PROBLEM REQUIREMENTS → Exclude the pictures and reproduce the remaining data exactly as written.

---------- COLLECTED MATERIAL ----------

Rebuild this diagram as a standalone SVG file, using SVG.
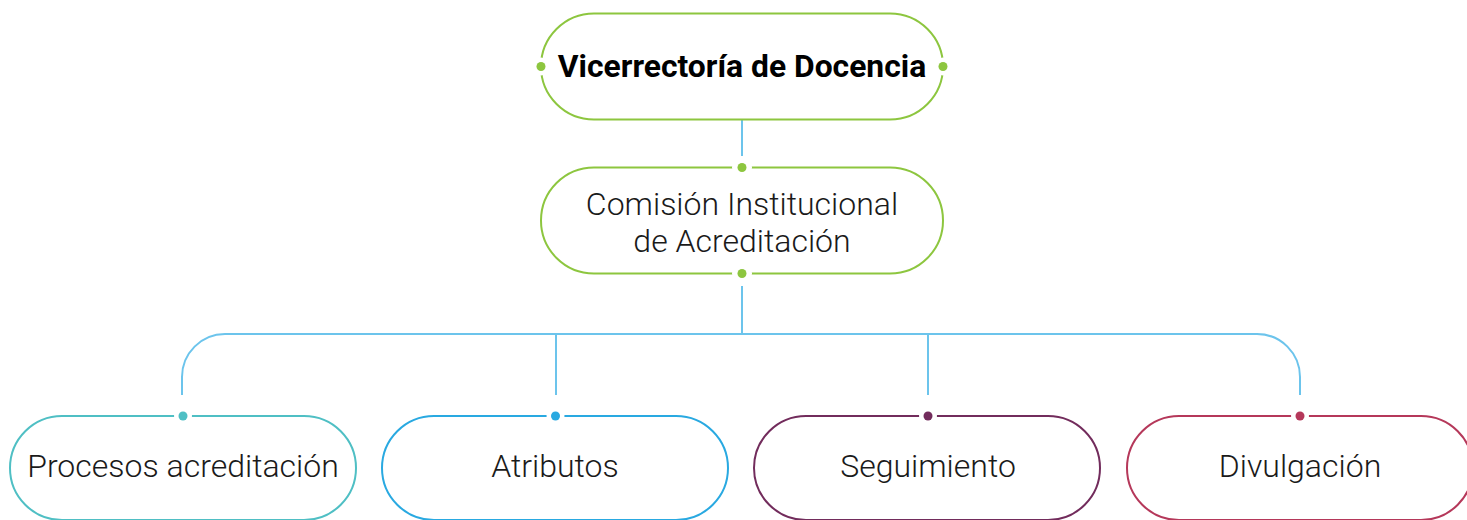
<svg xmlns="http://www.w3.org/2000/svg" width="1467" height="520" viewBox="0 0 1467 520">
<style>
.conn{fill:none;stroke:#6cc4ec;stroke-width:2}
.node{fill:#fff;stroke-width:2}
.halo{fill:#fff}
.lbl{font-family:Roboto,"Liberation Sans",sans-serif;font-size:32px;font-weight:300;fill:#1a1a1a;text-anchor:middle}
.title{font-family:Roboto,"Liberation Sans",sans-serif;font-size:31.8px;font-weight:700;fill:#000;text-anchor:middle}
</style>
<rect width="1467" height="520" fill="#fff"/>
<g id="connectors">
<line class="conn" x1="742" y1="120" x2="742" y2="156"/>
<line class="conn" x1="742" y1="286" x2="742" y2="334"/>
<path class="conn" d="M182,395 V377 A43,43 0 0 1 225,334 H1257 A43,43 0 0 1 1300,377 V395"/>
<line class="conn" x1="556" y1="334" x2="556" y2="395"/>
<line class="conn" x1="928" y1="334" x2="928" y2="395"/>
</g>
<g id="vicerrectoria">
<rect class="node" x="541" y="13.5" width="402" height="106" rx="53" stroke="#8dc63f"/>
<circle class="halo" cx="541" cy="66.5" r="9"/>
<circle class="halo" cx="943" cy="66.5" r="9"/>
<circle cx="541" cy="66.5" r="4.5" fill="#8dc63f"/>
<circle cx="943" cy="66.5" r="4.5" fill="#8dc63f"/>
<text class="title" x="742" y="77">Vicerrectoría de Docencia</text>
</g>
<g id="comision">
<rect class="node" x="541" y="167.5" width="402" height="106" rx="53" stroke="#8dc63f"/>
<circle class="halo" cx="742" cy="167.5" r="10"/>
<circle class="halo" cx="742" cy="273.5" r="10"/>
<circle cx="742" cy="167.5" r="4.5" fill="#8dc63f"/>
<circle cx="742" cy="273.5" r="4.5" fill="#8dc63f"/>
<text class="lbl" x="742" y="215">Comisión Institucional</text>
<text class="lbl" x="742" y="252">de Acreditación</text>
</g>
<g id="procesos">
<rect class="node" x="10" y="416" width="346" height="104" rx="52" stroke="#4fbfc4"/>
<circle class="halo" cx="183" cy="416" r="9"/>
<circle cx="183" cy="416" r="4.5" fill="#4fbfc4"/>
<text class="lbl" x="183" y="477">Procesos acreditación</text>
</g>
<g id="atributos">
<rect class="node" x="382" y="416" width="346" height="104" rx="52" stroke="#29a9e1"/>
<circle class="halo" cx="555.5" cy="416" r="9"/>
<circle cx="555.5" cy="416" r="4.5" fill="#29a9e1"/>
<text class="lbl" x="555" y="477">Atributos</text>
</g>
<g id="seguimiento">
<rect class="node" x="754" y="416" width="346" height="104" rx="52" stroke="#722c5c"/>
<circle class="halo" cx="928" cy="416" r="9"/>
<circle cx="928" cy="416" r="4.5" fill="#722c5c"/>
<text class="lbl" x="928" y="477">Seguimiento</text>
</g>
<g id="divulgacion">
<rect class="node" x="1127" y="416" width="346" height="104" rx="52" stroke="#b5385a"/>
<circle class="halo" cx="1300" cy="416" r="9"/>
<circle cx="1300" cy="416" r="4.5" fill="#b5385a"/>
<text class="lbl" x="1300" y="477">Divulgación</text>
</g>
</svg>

----------

RESPONSE TO THE TASK →
Rebuild this diagram as a standalone SVG file, using SVG.
<svg xmlns="http://www.w3.org/2000/svg" width="1467" height="520" viewBox="0 0 1467 520">
<style>
.conn{fill:none;stroke:#6cc4ec;stroke-width:2}
.node{fill:#fff;stroke-width:2}
.halo{fill:#fff}
.lbl{font-family:Roboto,"Liberation Sans",sans-serif;font-size:32px;font-weight:300;fill:#1a1a1a;text-anchor:middle}
.title{font-family:Roboto,"Liberation Sans",sans-serif;font-size:31.8px;font-weight:700;fill:#000;text-anchor:middle}
</style>
<rect width="1467" height="520" fill="#fff"/>
<g id="connectors">
<line class="conn" x1="742" y1="120" x2="742" y2="156"/>
<line class="conn" x1="742" y1="286" x2="742" y2="334"/>
<path class="conn" d="M182,395 V377 A43,43 0 0 1 225,334 H1257 A43,43 0 0 1 1300,377 V395"/>
<line class="conn" x1="556" y1="334" x2="556" y2="395"/>
<line class="conn" x1="928" y1="334" x2="928" y2="395"/>
</g>
<g id="vicerrectoria">
<rect class="node" x="541" y="13.5" width="402" height="106" rx="53" stroke="#8dc63f"/>
<circle class="halo" cx="541" cy="66.5" r="9"/>
<circle class="halo" cx="943" cy="66.5" r="9"/>
<circle cx="541" cy="66.5" r="4.5" fill="#8dc63f"/>
<circle cx="943" cy="66.5" r="4.5" fill="#8dc63f"/>
<text class="title" x="742" y="77">Vicerrectoría de Docencia</text>
</g>
<g id="comision">
<rect class="node" x="541" y="167.5" width="402" height="106" rx="53" stroke="#8dc63f"/>
<circle class="halo" cx="742" cy="167.5" r="10"/>
<circle class="halo" cx="742" cy="273.5" r="10"/>
<circle cx="742" cy="167.5" r="4.5" fill="#8dc63f"/>
<circle cx="742" cy="273.5" r="4.5" fill="#8dc63f"/>
<text class="lbl" x="742" y="215">Comisión Institucional</text>
<text class="lbl" x="742" y="252">de Acreditación</text>
</g>
<g id="procesos">
<rect class="node" x="10" y="416" width="346" height="104" rx="52" stroke="#4fbfc4"/>
<circle class="halo" cx="183" cy="416" r="9"/>
<circle cx="183" cy="416" r="4.5" fill="#4fbfc4"/>
<text class="lbl" x="183" y="477">Procesos acreditación</text>
</g>
<g id="atributos">
<rect class="node" x="382" y="416" width="346" height="104" rx="52" stroke="#29a9e1"/>
<circle class="halo" cx="555.5" cy="416" r="9"/>
<circle cx="555.5" cy="416" r="4.5" fill="#29a9e1"/>
<text class="lbl" x="555" y="477">Atributos</text>
</g>
<g id="seguimiento">
<rect class="node" x="754" y="416" width="346" height="104" rx="52" stroke="#722c5c"/>
<circle class="halo" cx="928" cy="416" r="9"/>
<circle cx="928" cy="416" r="4.5" fill="#722c5c"/>
<text class="lbl" x="928" y="477">Seguimiento</text>
</g>
<g id="divulgacion">
<rect class="node" x="1127" y="416" width="346" height="104" rx="52" stroke="#b5385a"/>
<circle class="halo" cx="1300" cy="416" r="9"/>
<circle cx="1300" cy="416" r="4.5" fill="#b5385a"/>
<text class="lbl" x="1300" y="477">Divulgación</text>
</g>
</svg>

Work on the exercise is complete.